I found me a spot where big rip rap was used for erosion control near the wall and figured out a method of casting that would work against the wind. After about 30 minutes trying a few different hard baits, something hit that literally felt like a completely crazed twenty-pound fish. I reeled in the hardest fighting fish I had ever hooked.

It looked to be about 5 pounds and I thought it was gonna break that line but I got him in. Catching that one was as fun as catching a fish gets. In the rocks with waves splashing the crystal clear water that would have been nice to have on video. I slid him across a slanted rock to prevent breaking the line.

He was so powerful I wondered if he would tear up my stringer but it survived that one and a smaller one I got to put on with him. The second one was unforgettable as I saw what looked like a giant fish under the waves of the clear water. The “giant fish” was actually a school of them moving as one.

Every movement of these many fish was in harmony until 3 or 4 broke ranks and lunged after my hard dive bait. When I set the hook in one of them the school turned and ran and that may have been the reason for the end of the bites where I was at. These fish were in a “false spawn” when I caught them.

These sterile hybrids cannot reproduce with each other but still go through the actions of the spawn. I would go on to target this species later in other states catching them much bigger. Whatever all the science is, that 5 pound one still remains the hardest fighting freshwater fish I have caught to date (pound for pound).

The next morning I pretty much had a repeat of day one on this 10,000-acre lake with Dillon. We quit at noon as planned with similar results and I became a fan of pontoon boats. I had rooms reserved and two more lakes to fish for my trip back home, or I would have stayed all week and fished with him some more in the other lakes he told me about.
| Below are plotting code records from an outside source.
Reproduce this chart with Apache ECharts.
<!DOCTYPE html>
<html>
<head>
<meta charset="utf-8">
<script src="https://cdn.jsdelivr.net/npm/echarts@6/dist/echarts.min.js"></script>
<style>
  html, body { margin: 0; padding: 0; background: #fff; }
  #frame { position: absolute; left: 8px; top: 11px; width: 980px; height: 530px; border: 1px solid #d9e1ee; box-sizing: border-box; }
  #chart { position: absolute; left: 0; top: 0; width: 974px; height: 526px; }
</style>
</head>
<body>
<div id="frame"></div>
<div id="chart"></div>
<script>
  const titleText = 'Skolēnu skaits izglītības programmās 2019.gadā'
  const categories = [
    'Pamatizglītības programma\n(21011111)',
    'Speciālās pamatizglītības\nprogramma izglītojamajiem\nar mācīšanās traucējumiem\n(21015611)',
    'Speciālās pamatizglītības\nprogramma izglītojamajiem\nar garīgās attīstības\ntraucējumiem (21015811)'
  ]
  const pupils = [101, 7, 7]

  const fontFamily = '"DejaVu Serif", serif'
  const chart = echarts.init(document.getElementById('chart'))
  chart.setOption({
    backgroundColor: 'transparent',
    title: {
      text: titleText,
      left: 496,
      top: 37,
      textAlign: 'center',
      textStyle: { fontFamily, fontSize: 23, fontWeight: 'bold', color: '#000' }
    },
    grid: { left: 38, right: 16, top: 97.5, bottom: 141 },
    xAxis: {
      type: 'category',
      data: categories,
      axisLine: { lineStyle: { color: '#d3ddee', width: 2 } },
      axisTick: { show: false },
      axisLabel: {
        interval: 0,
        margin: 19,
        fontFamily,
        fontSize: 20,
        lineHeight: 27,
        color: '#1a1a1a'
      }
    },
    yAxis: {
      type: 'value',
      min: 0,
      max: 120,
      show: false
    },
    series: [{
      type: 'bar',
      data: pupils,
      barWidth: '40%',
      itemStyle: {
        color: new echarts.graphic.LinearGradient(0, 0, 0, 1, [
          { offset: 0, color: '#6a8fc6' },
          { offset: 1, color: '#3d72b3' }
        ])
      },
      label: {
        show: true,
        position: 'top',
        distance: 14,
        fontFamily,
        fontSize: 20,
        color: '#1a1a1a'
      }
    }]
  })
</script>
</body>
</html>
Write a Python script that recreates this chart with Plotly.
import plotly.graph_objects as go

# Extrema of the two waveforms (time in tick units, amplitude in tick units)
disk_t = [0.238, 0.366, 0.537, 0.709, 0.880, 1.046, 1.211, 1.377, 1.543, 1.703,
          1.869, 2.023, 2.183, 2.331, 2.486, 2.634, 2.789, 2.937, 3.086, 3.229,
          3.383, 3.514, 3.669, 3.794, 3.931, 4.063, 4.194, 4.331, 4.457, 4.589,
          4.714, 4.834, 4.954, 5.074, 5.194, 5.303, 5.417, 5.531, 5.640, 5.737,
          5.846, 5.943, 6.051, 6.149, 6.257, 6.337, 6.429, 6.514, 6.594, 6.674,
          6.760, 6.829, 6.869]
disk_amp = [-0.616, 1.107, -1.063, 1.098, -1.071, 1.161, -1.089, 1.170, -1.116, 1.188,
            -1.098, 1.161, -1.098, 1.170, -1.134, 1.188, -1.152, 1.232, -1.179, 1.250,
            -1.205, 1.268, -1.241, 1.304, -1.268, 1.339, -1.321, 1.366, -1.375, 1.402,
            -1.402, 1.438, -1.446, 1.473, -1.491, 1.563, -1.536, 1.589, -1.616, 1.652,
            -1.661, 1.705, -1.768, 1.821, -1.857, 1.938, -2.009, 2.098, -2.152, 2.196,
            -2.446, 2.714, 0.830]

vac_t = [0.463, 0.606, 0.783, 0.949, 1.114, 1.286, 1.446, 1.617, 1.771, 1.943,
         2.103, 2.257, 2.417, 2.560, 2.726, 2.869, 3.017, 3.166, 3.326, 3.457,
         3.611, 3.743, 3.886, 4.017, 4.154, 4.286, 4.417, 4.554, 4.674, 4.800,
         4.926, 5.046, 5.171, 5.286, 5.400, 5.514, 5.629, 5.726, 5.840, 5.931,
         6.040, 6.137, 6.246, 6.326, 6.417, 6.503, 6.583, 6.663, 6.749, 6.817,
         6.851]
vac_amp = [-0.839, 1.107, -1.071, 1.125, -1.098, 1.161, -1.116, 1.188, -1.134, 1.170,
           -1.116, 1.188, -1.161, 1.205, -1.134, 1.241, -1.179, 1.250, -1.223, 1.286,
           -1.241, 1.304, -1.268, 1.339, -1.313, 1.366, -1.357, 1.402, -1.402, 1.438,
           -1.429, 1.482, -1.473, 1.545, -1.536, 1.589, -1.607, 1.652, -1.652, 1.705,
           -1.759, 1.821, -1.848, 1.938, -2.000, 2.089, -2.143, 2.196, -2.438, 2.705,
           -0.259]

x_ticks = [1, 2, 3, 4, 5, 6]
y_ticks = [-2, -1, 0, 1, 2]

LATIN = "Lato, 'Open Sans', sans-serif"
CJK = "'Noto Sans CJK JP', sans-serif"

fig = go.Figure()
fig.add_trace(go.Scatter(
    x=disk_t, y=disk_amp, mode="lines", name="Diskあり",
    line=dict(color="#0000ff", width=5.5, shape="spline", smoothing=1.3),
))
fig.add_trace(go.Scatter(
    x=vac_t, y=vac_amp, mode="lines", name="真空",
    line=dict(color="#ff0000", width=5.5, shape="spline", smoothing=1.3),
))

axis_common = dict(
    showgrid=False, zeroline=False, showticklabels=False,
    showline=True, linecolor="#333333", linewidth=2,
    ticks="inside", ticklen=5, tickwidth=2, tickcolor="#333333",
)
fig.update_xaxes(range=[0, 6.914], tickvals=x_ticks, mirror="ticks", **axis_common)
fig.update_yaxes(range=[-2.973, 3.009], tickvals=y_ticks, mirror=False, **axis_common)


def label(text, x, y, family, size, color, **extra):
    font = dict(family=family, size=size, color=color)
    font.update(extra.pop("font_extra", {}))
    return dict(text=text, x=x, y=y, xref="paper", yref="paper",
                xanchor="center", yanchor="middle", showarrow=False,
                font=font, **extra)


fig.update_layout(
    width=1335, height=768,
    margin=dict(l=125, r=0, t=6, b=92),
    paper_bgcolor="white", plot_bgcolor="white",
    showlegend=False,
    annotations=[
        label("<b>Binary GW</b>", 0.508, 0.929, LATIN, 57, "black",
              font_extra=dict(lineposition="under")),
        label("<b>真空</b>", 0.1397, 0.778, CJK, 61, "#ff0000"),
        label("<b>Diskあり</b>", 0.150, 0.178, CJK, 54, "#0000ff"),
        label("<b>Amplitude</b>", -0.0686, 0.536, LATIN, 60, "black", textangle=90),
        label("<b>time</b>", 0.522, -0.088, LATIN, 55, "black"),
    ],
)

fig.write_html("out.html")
From there I left and went south to Trinidad and spent the night. I fished Lake Trinidad solo the next morning from both ends catching fish that were all throwbacks. I then went south again to Texas to Lake Meredith and fished from the bank in two places near the small towns of Sanford and Fritch.

Despite throwing back 90 percent of what I caught on this trip I still wound up with several good eaters after adding a few walleye from Lake Meredith. I made me a new Colorado friend and made plans to fish with him in the near future when I would be returning from Montana in June.

We tentatively made plans to do this off the cuff and see which lake(s) we wanted to try. Until then I had been focused on new places and guides after each state but being on my way, having all that fun, and so much in common with Dillon saw me making an exception for Colorado while Fishing America.